Se ci avesse messo mano lui, Depero, l’avrebbe fatto proprio così: un museo trasognato, un museo dove «avanguardia e memoria» convivono, anzi dialogano. Una struttura dentro una struttura, dove l’intercapedine che le divide, e le collega, non è solo una misura spaziale, ma propriamente la «misura intellettuale» dell’opera di Depero: museificata da una parte, eppure tuttora viva dall’altra.
L’architetto Renato Rizzi, docente della facoltà di Architettura di Venezia, già sodale di Peter Eisenmann (del gruppo Five Architects di New York), ha ripreso le suggestioni del periodo più vitalistico di Depero, quello degli anni romani e soprattutto capresi (1916-1918) e ha ricreato quei percorsi, quelle finestre a volta tipicamente mediterranee, che bucherellavano le facciate della Torre Fournillo a Positano, rifugio del poeta svizzero Gilbert Clavel, amico di Depero.
Quegli scorci segnano alcune delle opere più suggestive dell’artista roveretano, come il Clavel nella funicolare, oppure ne illustrano il decadente libro (Un istituto per suicidi), per il quale Depero realizzò tutte le immagini a corredo.
E dunque domani, a poco meno di cinquant’anni (agosto 1959) dall’apertura ufficiale e dopo venti di progetti e lavori di restauro, il primo museo futurista d’Italia ritorna alla città, e agli appassionati dell’artista. Si va così a colmare un vuoto «esistenziale» che molti cultori di futurismo sentivano da anni: quasi un paradosso. Infatti da quando era stato avviato il Mart, proprio sullo slancio dell’unione del Museo Depero e del Museo Provinciale d’Arte di Trento, appunto «paradossalmente» il Museo Depero aveva chiuso e l’artista era di fatto scomparso dalle sale espositive, eccettuato per le mostre temporanee. Ma si trattava di una scelta obbligata, dovuta soprattutto alle nuove normative degli edifici pubblici.

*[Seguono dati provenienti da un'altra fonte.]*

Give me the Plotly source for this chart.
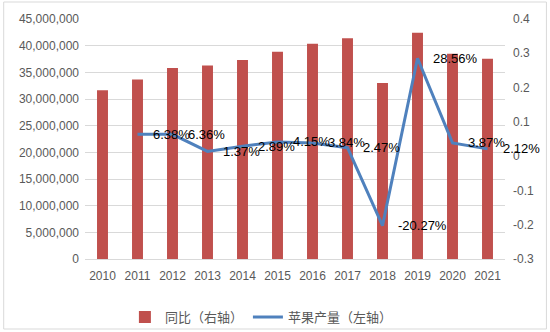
import plotly.graph_objects as go

# Years on the category axis
years = ["2010", "2011", "2012", "2013", "2014", "2015",
         "2016", "2017", "2018", "2019", "2020", "2021"]

# Apple output (tonnes), plotted as bars on the left axis
output = [31630000, 33650000, 35790000, 36280000, 37330000, 38880000,
          40370000, 41370000, 32980000, 42400000, 38500000, 37570000]

# Year-on-year change, plotted as a line on the right axis
growth_years = ["2011", "2012", "2013", "2014", "2015", "2016",
                "2017", "2018", "2019", "2020", "2021"]
growth = [0.0638, 0.0636, 0.0137, 0.0289, 0.0415, 0.0384,
          0.0247, -0.2027, 0.2856, 0.0387, 0.0212]

# Right-axis tick labels
right_ticks = [-0.3, -0.2, -0.1, 0, 0.1, 0.2, 0.3, 0.4]
right_tick_text = ["-0.3", "-0.2", "-0.1", "0", "0.1", "0.2", "0.3", "0.4"]

bar_color = "#C0504D"
line_color = "#4F81BD"
grid_color = "#D9D9D9"
tick_color = "#595959"

fig = go.Figure()

fig.add_trace(go.Bar(
    x=years, y=output, name="同比（右轴）",
    marker=dict(color=bar_color, line=dict(width=0)),
    yaxis="y",
))

fig.add_trace(go.Scatter(
    x=growth_years, y=growth, name="苹果产量（左轴）",
    mode="lines", line=dict(color=line_color, width=3),
    yaxis="y2",
))

# Percentage labels to the right of each line point
# (positioned by category index on the category axis)
annotations = []
for yr, g in zip(growth_years, growth):
    annotations.append(dict(
        x=years.index(yr), y=g, xref="x", yref="y2",
        text=f"{g * 100:.2f}%", showarrow=False,
        xanchor="left", yanchor="middle", xshift=13,
        font=dict(family="Liberation Sans, Arial", size=13, color="#000000"),
    ))

fig.update_layout(
    width=550, height=332,
    margin=dict(l=84.5, r=44.5, t=19, b=73, autoexpand=False),
    paper_bgcolor="#FFFFFF", plot_bgcolor="#FFFFFF",
    bargap=0.687,
    font=dict(family="Liberation Sans, Arial", size=12, color=tick_color),
    xaxis=dict(
        type="category", range=[-0.5, len(years) - 0.5],
        showgrid=False, showline=True,
        linecolor=grid_color, linewidth=1, ticks="",
        ticklabelstandoff=6,
        tickfont=dict(size=12, color=tick_color),
    ),
    yaxis=dict(
        range=[0, 45000000], dtick=5000000, tickformat=",",
        showgrid=True, gridcolor=grid_color, gridwidth=1,
        zeroline=False, showline=False, ticks="",
        ticklabelstandoff=5,
        tickfont=dict(size=12, color=tick_color),
    ),
    yaxis2=dict(
        overlaying="y", side="right",
        range=[-0.3, 0.4], tickvals=right_ticks, ticktext=right_tick_text,
        showgrid=False, zeroline=False, showline=False, ticks="",
        ticklabelstandoff=7,
        tickfont=dict(size=12, color=tick_color),
    ),
    legend=dict(
        orientation="h", x=0.42, xanchor="center",
        yref="container", y=0.045, yanchor="middle",
        font=dict(family="Noto Sans CJK SC", size=13, color=tick_color),
        bgcolor="rgba(0,0,0,0)",
    ),
    annotations=annotations,
    shapes=[dict(
        type="rect", xref="paper", yref="paper",
        x0=-0.1936, x1=1.0986, y0=-0.2917, y1=1.0708,
        line=dict(color=grid_color, width=1), fillcolor="rgba(0,0,0,0)",
        layer="below",
    )],
)

fig.write_html("out.html")
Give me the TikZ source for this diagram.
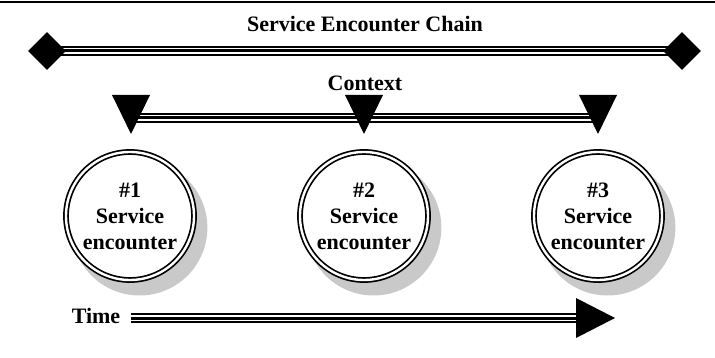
\documentclass[tikz,border=0pt]{standalone}
\usepackage{fontspec}
\setmainfont{Liberation Serif}
\usetikzlibrary{shapes.geometric,backgrounds,shadows}
\tikzset{
  triple/.style={draw=white, line width=6.5pt,
    preaction={draw=black, line width=10pt},
    postaction={draw=black, line width=3pt}},
  label/.style={font=\fontsize{22}{26}\selectfont\bfseries, inner sep=0pt, anchor=base},
  endmark/.style={diamond, fill=black, minimum width=38pt, minimum height=38pt, inner sep=0pt},
  encounter/.style={circle, minimum size=128pt, inner sep=0pt, fill=white,
    draw=black, line width=1.7pt, double=white, double distance=2.4pt,
    drop shadow={shadow xshift=9pt, shadow yshift=-11pt, shadow scale=1.06, fill=black!21, opacity=1},
    font=\fontsize{22}{26}\selectfont\bfseries, align=center},
  downtri/.pic={\fill (-19,-23) -- (19,-23) -- (0,16) -- cycle;},
}
\begin{document}
\begin{tikzpicture}[x=1pt,y=-1pt]
\useasboundingbox (0,0) rectangle (715,358);
\draw[line width=1.5pt] (0,2) -- (715,2);

% chain
\node[label] (chain) at (365,32) {Service Encounter Chain};
\node[endmark] (dL) at (47,51) {};
\node[endmark] (dR) at (682,51) {};
\begin{scope}[on background layer]
  \draw[triple] (dL.center) -- (dR.center);
\end{scope}

% context
\node[label] (ctx) at (365,91) {Context};
\coordinate (t1) at (131,118);
\coordinate (t2) at (364,118);
\coordinate (t3) at (598,118);
\draw[triple] (t1) -- (t3);
\pic at (t1) {downtri};
\pic at (t2) {downtri};
\pic at (t3) {downtri};

% encounters
\node[encounter] (e1) at (130,216) {\#1\\Service\\encounter};
\node[encounter] (e2) at (364,216) {\#2\\Service\\encounter};
\node[encounter] (e3) at (598,216) {\#3\\Service\\encounter};

% time
\node[label] (time) at (96,323) {Time};
\coordinate (tS) at (131,318);
\coordinate (tE) at (576,318);
\draw[triple] (tS) -- ([xshift=2pt]tE);
\fill[shift={(tE)}] (0,-20) -- (39,0) -- (0,20) -- cycle;
\end{tikzpicture}
\end{document}
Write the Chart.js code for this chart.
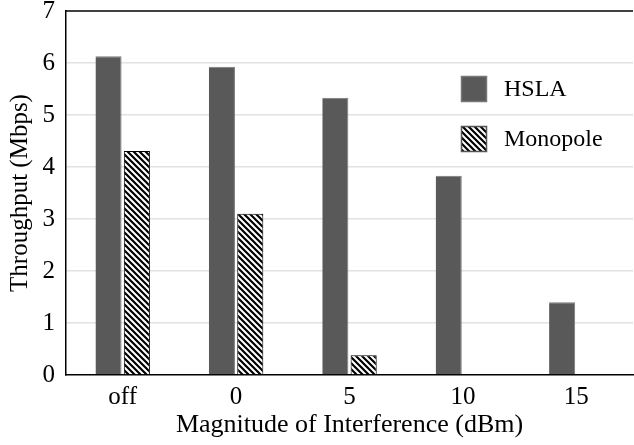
<!DOCTYPE html>
<html>
<head>
<meta charset="utf-8">
<script src="https://cdn.jsdelivr.net/npm/chart.js@4"></script>
<style>
  html, body { margin: 0; padding: 0; background: #fff; }
  #wrap { width: 634px; height: 445px; position: relative; }
</style>
</head>
<body>
<div id="wrap"><canvas id="chart" width="634" height="445"></canvas></div>
<script>
const categories = ['off', '0', '5', '10', '15'];
const hslaValues = [6.13, 5.93, 5.33, 3.83, 1.4];
const monopoleValues = [4.31, 3.1, 0.38, 0, 0];
const seriesNames = ['HSLA', 'Monopole'];

const FONT = '"Liberation Serif", "Times New Roman", serif';

// diagonal hatch for the monopole bars
function makeHatch() {
  const size = 6;
  const c = document.createElement('canvas');
  c.width = size;
  c.height = size;
  const g = c.getContext('2d');
  g.fillStyle = '#fff';
  g.fillRect(0, 0, size, size);
  g.strokeStyle = '#000';
  g.lineWidth = 2.2;
  g.beginPath();
  g.moveTo(-size, -size); g.lineTo(size * 2, size * 2);
  g.moveTo(-size, 0); g.lineTo(size, size * 2);
  g.moveTo(0, -size); g.lineTo(size * 2, size);
  g.stroke();
  return g.createPattern(c, 'repeat');
}

const hatch = makeHatch();

// legend drawn inside the plot, top right
const insideLegend = {
  id: 'insideLegend',
  afterDraw(chart) {
    const ctx = chart.ctx;
    const x = 461, size = 26;
    const rows = [76, 126];
    ctx.save();
    rows.forEach((y, i) => {
      const ds = chart.data.datasets[i];
      ctx.fillStyle = ds.backgroundColor;
      ctx.fillRect(x, y, size, size);
      ctx.lineWidth = 1.5;
      ctx.strokeStyle = i === 0 ? '#777' : '#555';
      ctx.strokeRect(x + 0.5, y + 0.5, size - 1, size - 1);
      ctx.fillStyle = '#000';
      ctx.font = '24px ' + FONT;
      ctx.textBaseline = 'middle';
      ctx.fillText(ds.label, 504, y + size / 2 + 1);
    });
    ctx.restore();
  }
};

// top frame line
const topBorder = {
  id: 'topBorder',
  afterDraw(chart) {
    const { ctx, chartArea } = chart;
    ctx.save();
    ctx.strokeStyle = '#000';
    ctx.lineWidth = 1.5;
    ctx.beginPath();
    ctx.moveTo(chartArea.left, chartArea.top);
    ctx.lineTo(chartArea.right, chartArea.top);
    ctx.stroke();
    ctx.restore();
  }
};

new Chart(document.getElementById('chart'), {
  type: 'bar',
  data: {
    labels: categories,
    datasets: [
      {
        label: seriesNames[0],
        data: hslaValues,
        backgroundColor: '#595959',
        borderColor: '#7a7a7a',
        borderWidth: { top: 1, right: 1, left: 0, bottom: 0 },
        categoryPercentage: 0.5,
        barPercentage: 0.92
      },
      {
        label: seriesNames[1],
        data: monopoleValues,
        backgroundColor: hatch,
        borderColor: '#000',
        borderWidth: 1,
        categoryPercentage: 0.5,
        barPercentage: 0.92
      }
    ]
  },
  options: {
    responsive: false,
    animation: false,
    layout: { padding: { top: 0, right: 1, left: 0, bottom: 0 } },
    plugins: {
      legend: { display: false },
      tooltip: { enabled: false }
    },
    scales: {
      x: {
        grid: { display: false, drawTicks: false },
        border: { color: '#000', width: 1.5 },
        ticks: { color: '#000', font: { family: FONT, size: 25, lineHeight: 1.2 }, padding: 7 },
        title: {
          display: true,
          text: 'Magnitude of Interference (dBm)',
          color: '#000',
          font: { family: FONT, size: 26, lineHeight: 1.2 },
          padding: { top: 0, bottom: 4 }
        },
        afterFit: (scale) => { scale.height = 70; }
      },
      y: {
        min: 0,
        max: 7,
        grid: {
          color: (c) => (c.tick.value === 0 || c.tick.value === 7) ? 'rgba(0,0,0,0)' : '#e2e2e2',
          lineWidth: 1.5,
          drawTicks: false
        },
        border: { color: '#000', width: 1.5 },
        ticks: { stepSize: 1, color: '#000', font: { family: FONT, size: 25, lineHeight: 1.0 }, padding: 11 },
        title: {
          display: true,
          text: 'Throughput (Mbps)',
          color: '#000',
          font: { family: FONT, size: 25, lineHeight: 1.2 },
          padding: { top: 5, bottom: 0 }
        },
        afterFit: (scale) => {
          scale.width = 66;
          scale.paddingTop = 11;
          scale.paddingBottom = 0;
        }
      }
    }
  },
  plugins: [insideLegend, topBorder]
});
</script>
</body>
</html>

Quando Depero iniziò a pensare al suo museo, già durante gli anni passati a Serrada nel corso della Seconda guerra mondiale, e poi con più insistenza nell’immediatezza del rientro dal suo secondo soggiorno americano (1947-1949), aveva concepito una struttura architettonica che richiamava appunto quella del Palazzo della Secessione a Vienna, con una grande sfera sul tetto, emblematicamente richiamando le lontane radici mitteleuropee della sua formazione alla Scuola Reale Elisabettina di Rovereto. Poi, in realtà, dopo varie trattative, l’amministrazione comunale nel 1956 gli mise a disposizione un palazzo vetusto del XV secolo. Autentica doppia ironia della sorte. Primo perché un futurista che aveva gridato nelle piazze «bruciamo i musei e le accademie», si ritrovava a museificare se stesso. E poi perché dovette fare buon viso a cattivo gioco: i suoi quadri futuristi avrebbero dovuto dialogare con gli affreschi rinascimentali, cioè con quell’arte passatista che aveva sempre detestato.
Ma Depero, pragmaticamente, ritenne che comunque era meglio questo che il nulla. E poi ci avrebbe pensato lui a ridecorare futuristicamente le vecchie volte a tutto sesto, a sostituire con mosaici futuristi i vecchi cotti dei pavimenti: a tramutare, insomma, un ambiente vecchio e polveroso in un’autentica polveriera d’arte e pensiero. I lavori durarono tre anni, durante i quali Depero fu colto anche da un ictus che lo costrinse a una lunga e parziale riabilitazione, ma finalmente l’1 agosto del 1959, il Museo fu inaugurato. Depero gli sopravvisse poco più di un anno. La sua opera per sempre.
Da allora il percorso è stato lungo, e irto d’insidie. Per il Futurismo «non era aria», grazie a una lettura critica pesantemente ideologica che al massimo salvava la prima cerchia, penalizzando tutti gli altri (compreso Depero).
La stessa città non gli credette poi molto. Per anni un cartello sulla porta del museo avvertiva chi voleva visitarlo di «chiedere le chiavi ai vigili urbani». Poi, piano piano, si passò a un’apertura limitata ai mesi estivi, e infine all’apertura permanente. Ma la dimensione era quella locale, e l’attività minima.